The Fabian Society has been enormously influential in British and Australian politics over the past 120 years: it used a bequest to found the London School of Economics in 1895 (it is rather ironic then that this is where Friedrich Hayek taught from 1931 to 1950), it joined with the trade unions to found the British Labour Party in 1900, it founded the magazine the New Statesman in 1913, it laid the intellectual foundations for the creation of the welfare state after the Second World War (over 220 Labour MPs elected in the landslide victory of 1945 were members of the Fabian Society), and it was important in the revitalisation of the Labour Party in the 1990s by publishing Tony Blair’s pamphlet on the “Third Way.”
In 1889 the Fabian Society published a collection of essays, Fabian Essays in Socialism edited by George Bernard Shaw, in order to present their ideas in a coherent form. The first print run was a conservative 1,000 copies but after 2 years the Society had sold over 27,000 copies of the book.

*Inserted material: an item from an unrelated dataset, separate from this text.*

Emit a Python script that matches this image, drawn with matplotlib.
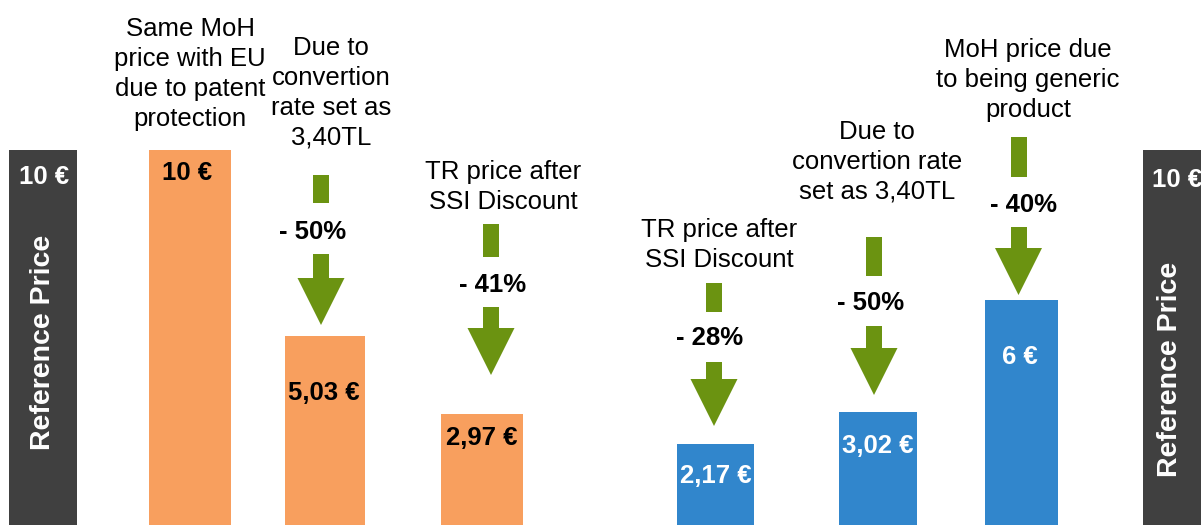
import matplotlib
matplotlib.use("Agg")
import matplotlib.pyplot as plt
from matplotlib.patches import Polygon, Rectangle

plt.rcParams["font.family"] = ["Liberation Sans", "DejaVu Sans"]

# price path: EU reference -> TR original product -> TR generic -> reference
steps = ["Reference", "MoH EU", "TL conversion", "SSI discount",
         "SSI discount", "TL conversion", "MoH generic", "Reference"]
prices = [10, 10, 5.03, 2.97, 2.17, 3.02, 6, 10]
price_labels = ["10 €", "10 €", "5,03 €", "2,97 €", "2,17 €", "3,02 €", "6 €", "10 €"]
changes = ["- 50%", "- 41%", "- 28%", "- 50%", "- 40%"]
notes = [
    "Same MoH\nprice with EU\ndue to patent\nprotection",
    "Due to\nconvertion\nrate set as\n3,40TL",
    "TR price after\nSSI Discount",
    "TR price after\nSSI Discount",
    "Due to\nconvertion rate\nset as 3,40TL",
    "MoH price due\nto being generic\nproduct",
]
side_label = "Reference Price"

# layout (pixels, figure is 1201 x 525)
W, H = 1201, 525
centers = [43, 190, 325, 482, 715.5, 878, 1021.5, 1177]
widths = [68, 82, 80, 82, 77, 78, 73, 68]
DARK, ORANGE, BLUE, GREEN = "#404040", "#F89F5E", "#3186CC", "#6B9311"
colors = [DARK, ORANGE, ORANGE, ORANGE, BLUE, BLUE, BLUE, DARK]
label_pos = [(44, 177), (187, 173), (324, 393), (482, 438),
             (716, 476), (878, 446), (1020, 357), (1177, 180)]
label_colors = ["white", "black", "black", "black", "white", "white", "white", "white"]
note_pos = [(190, 74), (331, 93), (503, 187), (719, 245), (877, 162), (1028, 80)]
# cx, stub top, stub bottom, label x, label y, shaft top, head top, tip
arrows = [
    (321, 175, 203, 313, 232, 254, 278, 325),
    (491, 224, 257, 493, 285, 307, 328, 375),
    (714, 283, 312, 710, 338, 362, 379, 426),
    (874, 237, 276, 871, 303, 326, 348, 395),
    (1018.5, 137, 177, 1023, 205, 227, 248, 295),
]

fig = plt.figure(figsize=(W / 100, H / 100), dpi=100)
ax = fig.add_axes([0, 0, 1, 1])
ax.set_xlim(0, W)
ax.set_ylim(0, 14)
ax.axis("off")
ax.bar(centers, prices, width=widths, color=colors, align="center")

# overlay in pixel coordinates for annotations
ov = fig.add_axes([0, 0, 1, 1])
ov.set_xlim(0, W)
ov.set_ylim(H, 0)
ov.axis("off")
ov.patch.set_alpha(0)

for (x, y), txt, c in zip(label_pos, price_labels, label_colors):
    ov.text(x, y, txt, ha="center", va="center", fontsize=18.5,
            fontweight="bold", color=c)

for (x, y), txt in zip(note_pos, notes):
    ov.text(x, y, txt, ha="center", va="center", fontsize=18.5,
            color="black", linespacing=1.3)

for (cx, s0, s1, lx, ly, t0, h0, tip), txt in zip(arrows, changes):
    sw, hw = 8, 23.5
    ov.add_patch(Rectangle((cx - sw, s0), 2 * sw, s1 - s0, color=GREEN, lw=0))
    ov.add_patch(Rectangle((cx - sw, t0), 2 * sw, h0 - t0 + 1, color=GREEN, lw=0))
    ov.add_patch(Polygon([(cx - hw, h0), (cx + hw, h0), (cx, tip)],
                         closed=True, color=GREEN, lw=0))
    ov.text(lx, ly, txt, ha="center", va="center", fontsize=18.5,
            fontweight="bold", color="black")

for x, y in [(43, 342), (1170, 369)]:
    ov.text(x, y, side_label, ha="center", va="center", rotation=90,
            fontsize=20.5, fontweight="bold", color="white")

fig.savefig("out.png", dpi=100)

Two years before the founding of the Fabian Society a group of supporters of individual liberty and free markets led by the Earl of Wemyss had founded the Liberty and Property Defense League. Whereas the Fabian Society wanted to turn socialism from a minority intellectual and political movement into a mainstream movement, the Liberty and Property Defense League was trying to prevent the slow degeneration of classical liberalism into a new form of liberalism which supported increasing amounts of government intervention in the economy. The League quickly recognised the importance of the Fabian Society’s intellectual challenge to free market ideas with the publication of the Fabian Essays in Socialism and in response asked the ex-wine merchant and author Thomas Mackay to put together a collection of essays to defend the free market from the Fabians’s critique. The result were two volumes of essays, A Plea for Liberty which appeared in 1891 and A Policy of Free Exchange which appeared in 1894.
Historically one might argue that the Fabian Society “won” the intellectual and political war against the individualists and free marketeers as classical liberalism was largely a spent force by 1914. For the next 75 years socialism in its various forms (Marxist, National, Fabian) was to be the dominant intellectual force. However, I would argue that the arguments put forward by the Liberty and Property Defense League have found a new significance and relevance after the collapse of Soviet Union in 1991, the discrediting of the idea of centrally planned economies, and the rediscovery of market liberalism in the 1980s. Perhaps if societies had heeded the warnings and predictions of the dire consequences of socialism made by Mackay and his co-authors in the early 1890s some of the economic and political catastrophes of the 20th century might have been avoided.
THE FABIANS are associated for the purpose of spreading the following opinions held by them, and discussing their practical consequences.
- That, under existing circumstances, wealth cannot be enjoyed without dishonour, or foregone without misery.
- That it is the duty of each member of the State to provide for his or her wants by his or her own Labour.
- That a life-interest in the Land and Capital of the nation is the birth-right of every individual born within its confines; and that access to this birth-right should not depend upon the will of any private person other than the person seeking it.
- That the most striking result of our present system of farming out the national Land and Capital to private individuals has been the division of Society into hostile classes, with large appetites and no dinners at one extreme, and large dinners and no appetites at the other.
- That the practice of entrusting the Land of the nation to private persons in the hope that they will make the best of it has been discredited by the consistency with which they have made the worst of it; and that the Nationalization of the Land in some form is a public duty.
- That the pretensions of Capitalism to encourage Invention, and to distribute its benefits in the fairest way attainable, have been discredited by the experience of the nineteenth century.
- That, under the existing system of leaving the National Industry to organize itself, Competition has the effect of rendering adulteration, dishonest dealing, and inhumanity compulsory.
- That since Competition among producers admittedly secures to the public the most satisfactory products, the State should compete with all its might in every department of production.
- That such restraints upon Free Competition as the penalties for infringing the Postal monopoly, and the withdrawal of workhouse and prison labour from the markets, should be abolished.
- That no branch of Industry should be carried on at a profit by the central administration.
- That the Public Revenue should be raised by a direct Tax; and that the central administration should have no legal power to hold back for the replenishment of the Public Treasury any portion of the proceeds of the Industries administered by them.
- That the State should compete with private individuals—especially with parents—in providing happy homes for children, so that every child may have a refuge from the tyranny or neglect of its natural custodians.
- That Men no longer need special political privileges to protect them against Women; and that the sexes should henceforth enjoy equal political rights.
- That no individual should enjoy any Privilege in consideration of services rendered to the State by his or her parents or other relations.
- That the State should secure a liberal education and an equal share in the National Industry to each of its units.
- That the established Government has no more right to call itself the State than the smoke of London has to call itself the weather.
- That we had rather face a Civil War than such another century of suffering as the present one has been.